The NYT story detailed the tense atmosphere inside ESPN, including Taylor’s refusal to work with Nichols and how other staffers were taking sides. Probably most eye-catching was the paper reporting that Wojnarowski had called Nichols a “bad teammate.”

Wojnarowski is one of the handful of reporters who break the important NBA stories. You can’t do that without making knowledgeable friends along the way, but some of his “Woj bomb” exclusives have undoubtedly made him enemies along the way.

So, seeing Wojnarowki’s name tied to a controversy was comparable to sharks smelling blood in the water.

Amin Elhassan, who left his ESPN role as an analyst in January, went after Wojnarowski hard on The Dan Le Batard Show with Stugotz, alternating between dishing profanity and dishing dirt.

“This guy is going to call someone a bad teammate? For real? For real?” Elhassan asked Le Batard, another former ESPN employee. “Do we want to talk about the Black careers that he put a foot on because he was threatened by? Do we want to talk about that? Do you wanna talk about the newsbreakers … of diverse backgrounds, who have (a) rapport with players that Adrian doesn’t have?

Elhassan asserted that Wojnarowski’s sources are primarily assistant coaches, team executives, and low-level support personnel.

“But he can’t talk to LeBron, and he can’t talk to Chris Paul or Damian Lillard or some of these other guys,” he added. “He doesn’t have that rapport with them.”

The reference to LeBron James is an interesting point

Elhassan’s suggestion that ESPN’s Wojnarowski lacks access to James is interesting. In 2011, when Wojnarowski worked for Yahoo! Sports, Larry Brown Sports wrote that the reporter had a goal “to portray LeBron James negatively whenever possible.”

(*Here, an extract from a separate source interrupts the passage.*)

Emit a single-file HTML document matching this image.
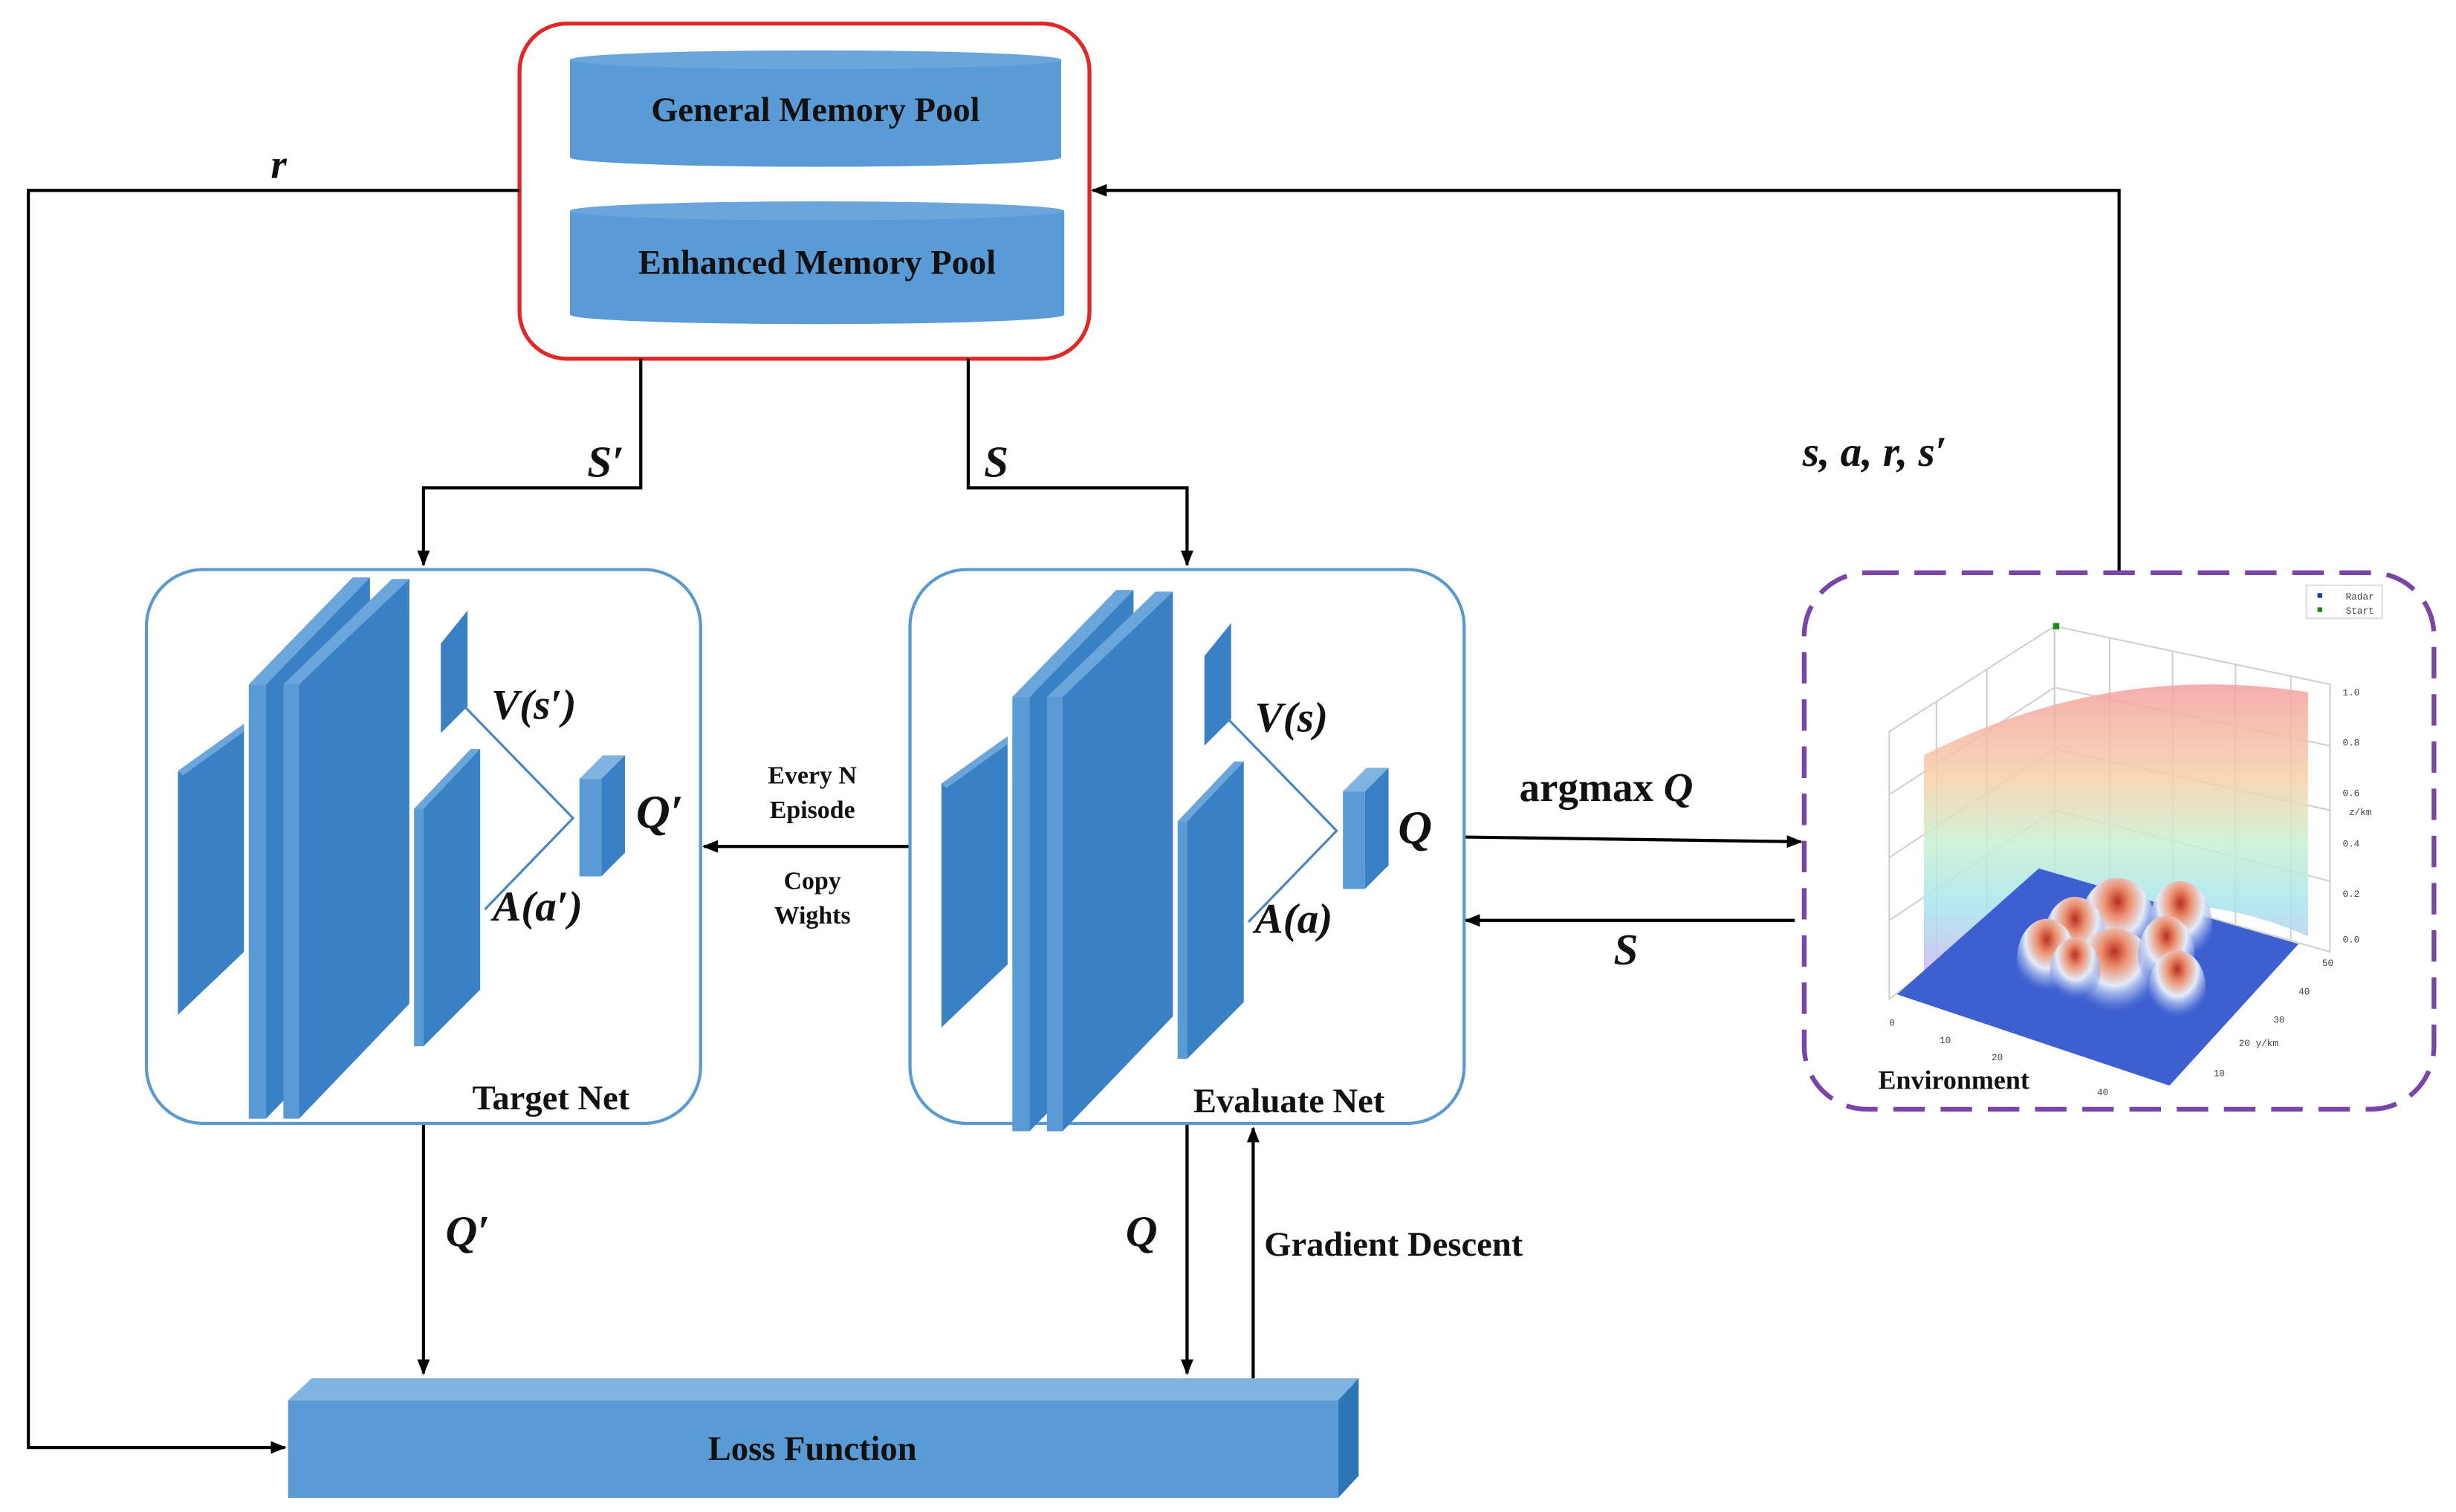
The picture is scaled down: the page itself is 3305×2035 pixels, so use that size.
<!DOCTYPE html>
<html><head><meta charset="utf-8"><style>html,body{margin:0;padding:0;background:#fff}svg{display:block}</style></head>
<body>
<svg width="3305" height="2035" viewBox="0 0 1560 961" preserveAspectRatio="none" xmlns="http://www.w3.org/2000/svg" font-family="Liberation Serif, serif" font-weight="bold">
<defs>
<marker id="ar" markerWidth="10" markerHeight="8" refX="9" refY="4" orient="auto" markerUnits="userSpaceOnUse"><path d="M0,0 L10,4 L0,8 Z" fill="#000"/></marker>
<linearGradient id="wall" x1="0" y1="0" x2="0" y2="1">
<stop offset="0" stop-color="#f4a0a0"/><stop offset="0.3" stop-color="#f6d0a8"/><stop offset="0.5" stop-color="#c8f0d0"/><stop offset="0.7" stop-color="#a8e4ee"/><stop offset="1" stop-color="#d8a8ee"/></linearGradient>
<radialGradient id="pk" cx="0.5" cy="0.25" r="0.65"><stop offset="0" stop-color="#b83020"/><stop offset="0.25" stop-color="#ec9070"/><stop offset="0.55" stop-color="#e4ecf8"/><stop offset="0.8" stop-color="#90a8e8" stop-opacity="0.6"/><stop offset="1" stop-color="#4a6ad8" stop-opacity="0"/></radialGradient>
<g id="net">
<polygon points="113,490 155,460 155,605 113,645" fill="#3a80c4"/>
<polygon points="113,490 155,460 155,465 116,493" fill="#6aa6dc"/>
<polygon points="158,435 224,367 235,367 169,435" fill="#6aa6dc"/>
<rect x="158" y="435" width="11" height="276" fill="#5b9bd5"/>
<polygon points="169,435 235,367 235,643 169,711" fill="#3a80c4"/>
<polygon points="180,435 249,368 260,368 190,435" fill="#6aa6dc"/>
<rect x="180" y="435" width="10" height="276" fill="#5b9bd5"/>
<polygon points="190,435 260,368 260,638 190,711" fill="#3a80c4"/>
<polygon points="280,409 297,388 297,449 280,466" fill="#3a80c4"/>
<polygon points="263,514 299,476 305,476 269,514" fill="#6aa6dc"/>
<rect x="263" y="514" width="6" height="151" fill="#5b9bd5"/>
<polygon points="269,514 305,476 305,629 269,665" fill="#3a80c4"/>
<polyline points="296,450 364,520 308,578" fill="none" stroke="#4a86c0" stroke-width="1.5"/>
<polygon points="368,495 383,480 397,480 382,495" fill="#7fb3e0"/>
<rect x="368" y="495" width="14" height="62" fill="#5b9bd5"/>
<polygon points="382,495 397,480 397,542 382,557" fill="#3a80c4"/>
</g>
</defs>

<rect x="330" y="15" width="362" height="213" rx="30" fill="#fff" stroke="#e02828" stroke-width="2.5"/>
<rect x="362" y="38" width="312" height="62" fill="#5b9bd5"/>
<ellipse cx="518" cy="38" rx="156" ry="6" fill="#6aa6dc"/>
<ellipse cx="518" cy="100" rx="156" ry="6" fill="#5b9bd5"/>
<rect x="362" y="134" width="314" height="66" fill="#5b9bd5"/>
<ellipse cx="519" cy="134" rx="157" ry="6" fill="#6aa6dc"/>
<ellipse cx="519" cy="200" rx="157" ry="6" fill="#5b9bd5"/>
<text x="518" y="77" font-size="22" text-anchor="middle" fill="#111">General Memory Pool</text>
<text x="519" y="174" font-size="22" text-anchor="middle" fill="#111">Enhanced Memory Pool</text>

<g stroke="#000" stroke-width="2" fill="none">
<polyline points="330,121 18,121 18,920 181,920" marker-end="url(#ar)"/>
<polyline points="1346,363 1346,121 694,121" marker-end="url(#ar)"/>
<polyline points="407,228 407,310 269,310 269,359" marker-end="url(#ar)"/>
<polyline points="615,228 615,310 754,310 754,359" marker-end="url(#ar)"/>
<line x1="578" y1="538" x2="447" y2="538" marker-end="url(#ar)"/>
<line x1="930" y1="532" x2="1144" y2="535" marker-end="url(#ar)"/>
<line x1="1140" y1="585" x2="931" y2="585" marker-end="url(#ar)"/>
<line x1="269" y1="714" x2="269" y2="873" marker-end="url(#ar)"/>
<line x1="754" y1="714" x2="754" y2="873" marker-end="url(#ar)"/>
<line x1="796" y1="876" x2="796" y2="717" marker-end="url(#ar)"/>
</g>
<text x="172" y="113" font-size="26" font-style="italic" fill="#111">r</text>
<text x="373" y="303" font-size="28" font-style="italic" fill="#111">S′</text>
<text x="625" y="303" font-size="28" font-style="italic" fill="#111">S</text>
<text x="1145" y="296" font-size="27" font-style="italic" fill="#111">s, a, r, s′</text>

<rect x="93" y="362" width="352" height="352" rx="36" fill="#fff" stroke="#5a9ad0" stroke-width="2"/>
<use href="#net"/>
<text x="312" y="457" font-size="27" font-style="italic" fill="#111">V(s′)</text>
<text x="404" y="526" font-size="30" font-style="italic" fill="#111">Q′</text>
<text x="313" y="585" font-size="27" font-style="italic" fill="#111">A(a′)</text>
<text x="300" y="705" font-size="22" fill="#111">Target Net</text>

<rect x="578" y="362" width="352" height="352" rx="36" fill="#fff" stroke="#5a9ad0" stroke-width="2"/>
<use href="#net" transform="translate(485,8)"/>
<text x="797" y="465" font-size="27" font-style="italic" fill="#111">V(s)</text>
<text x="888" y="536" font-size="30" font-style="italic" fill="#111">Q</text>
<text x="797" y="593" font-size="27" font-style="italic" fill="#111">A(a)</text>
<text x="758" y="707" font-size="22" fill="#111">Evaluate Net</text>

<g font-size="16" text-anchor="middle" fill="#111">
<text x="516" y="498">Every N</text><text x="516" y="520">Episode</text>
<text x="516" y="565">Copy</text><text x="516" y="587">Wights</text></g>
<text x="965" y="509" font-size="26" fill="#111">argmax <tspan font-style="italic">Q</tspan></text>
<text x="1025" y="613" font-size="28" font-style="italic" fill="#111">S</text>
<text x="283" y="792" font-size="28" font-style="italic" fill="#111">Q′</text>
<text x="715" y="792" font-size="28" font-style="italic" fill="#111">Q</text>
<text x="803" y="798" font-size="22" fill="#111">Gradient Descent</text>

<polygon points="183,890 198,876 863,876 850,890" fill="#7fb3e0"/>
<rect x="183" y="890" width="667" height="62" fill="#5b9bd5"/>
<polygon points="850,890 863,876 863,938 850,952" fill="#2e75b6"/>
<text x="516" y="928" font-size="22" text-anchor="middle" fill="#111">Loss Function</text>

<rect x="1146" y="364" width="400" height="341" rx="40" fill="#fff" stroke="#7a45a8" stroke-width="3" stroke-dasharray="20 10"/>
<g stroke="#d0d0d0" stroke-width="1" fill="none">
<polygon points="1200,465 1305,398 1305,555 1200,635"/>
<polygon points="1305,398 1480,435 1480,605 1305,555"/>
<line x1="1230" y1="445" x2="1230" y2="612"/><line x1="1262" y1="425" x2="1262" y2="588"/>
<line x1="1340" y1="405" x2="1340" y2="565"/><line x1="1380" y1="414" x2="1380" y2="576"/><line x1="1420" y1="422" x2="1420" y2="587"/><line x1="1455" y1="430" x2="1455" y2="598"/>
<line x1="1200" y1="505" x2="1305" y2="437"/><line x1="1200" y1="545" x2="1305" y2="476"/><line x1="1200" y1="585" x2="1305" y2="515"/>
<line x1="1305" y1="437" x2="1480" y2="474"/><line x1="1305" y1="476" x2="1480" y2="515"/><line x1="1305" y1="515" x2="1480" y2="560"/>
</g>
<path d="M1222,480 Q1340,420 1466,440 L1466,595 Q1340,540 1222,635 Z" fill="url(#wall)" opacity="0.85"/>
<polygon points="1205,632 1295,552 1460,600 1378,690" fill="#3e5fd0"/>
<g>
<ellipse cx="1345" cy="588" rx="24" ry="30" fill="url(#pk)"/>
<ellipse cx="1385" cy="588" rx="20" ry="28" fill="url(#pk)"/>
<ellipse cx="1318" cy="598" rx="20" ry="28" fill="url(#pk)"/>
<ellipse cx="1300" cy="610" rx="19" ry="26" fill="url(#pk)"/>
<ellipse cx="1343" cy="620" rx="26" ry="30" fill="url(#pk)"/>
<ellipse cx="1376" cy="608" rx="18" ry="26" fill="url(#pk)"/>
<ellipse cx="1383" cy="628" rx="18" ry="24" fill="url(#pk)"/>
<ellipse cx="1318" cy="618" rx="16" ry="22" fill="url(#pk)"/>
</g>
<rect x="1304" y="396" width="4" height="4" fill="#1a8a1a"/>
<rect x="1465" y="372" width="48" height="21" fill="#fff" stroke="#ddd"/>
<g font-family="Liberation Mono, monospace" font-weight="normal" font-size="6" fill="#444">
<text x="1490" y="381">Radar</text><text x="1490" y="390">Start</text>
<text x="1488" y="442">1.0</text><text x="1488" y="474">0.8</text><text x="1488" y="506">0.6</text><text x="1492" y="518">z/km</text><text x="1488" y="538">0.4</text><text x="1488" y="570">0.2</text><text x="1488" y="599">0.0</text>
<text x="1475" y="614">50</text><text x="1460" y="632">40</text><text x="1444" y="650">30</text><text x="1422" y="665">20 y/km</text><text x="1406" y="684">10</text>
<text x="1200" y="652">0</text><text x="1232" y="663">10</text><text x="1265" y="674">20</text><text x="1332" y="696">40</text></g>
<rect x="1472" y="377" width="3" height="3" fill="#2030c0"/><rect x="1472" y="386" width="3" height="3" fill="#1a8a1a"/>
<text x="1193" y="692" font-size="17" fill="#111">Environment</text>
</svg>
</body></html>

The website pointed to the way he treated James’ role in a specific playoff game as evidence that “Wojnarowski likely has a bias against LeBron James because he’s not in ‘LeBron’s camp.’ Several writers portray their sources in positive light and anyone else they can’t get inside information on either negatively, or evenly. Why is that? Because they rely on sources for information, and having exclusive information is what gives a reporter value.

“Four days before LeBron announced he was going to Miami, Wojnarowski wrote that LeBron had decided to stay in Cleveland. His inability to get coveted information on the most important player in the NBA no doubt contributes to his biased agenda.”

On the other hand, Wojnarowski drew widespread support from NBA players in July 2020 after ESPN suspended him for an intemperate response to U.S. Sen. Josh Hawley’s criticism of the NBA’s relationship with China in the context of unrest in Hong Kong.

James tweeted “#FreeWOJ” and an emoji of bumping white and black fists.

The fact that James had previously declined to come out in support of Hing Kong’s citizens in the face of a crackdown by Chinese authorities but showed support for Wojnarowski in a blowup set off by the international drama left observers wondering if the player and reporter now had a solid working relationship.

Even if that’s not the case, whatever relationship they do have almost certainly is better than the one between Nichols and Taylor.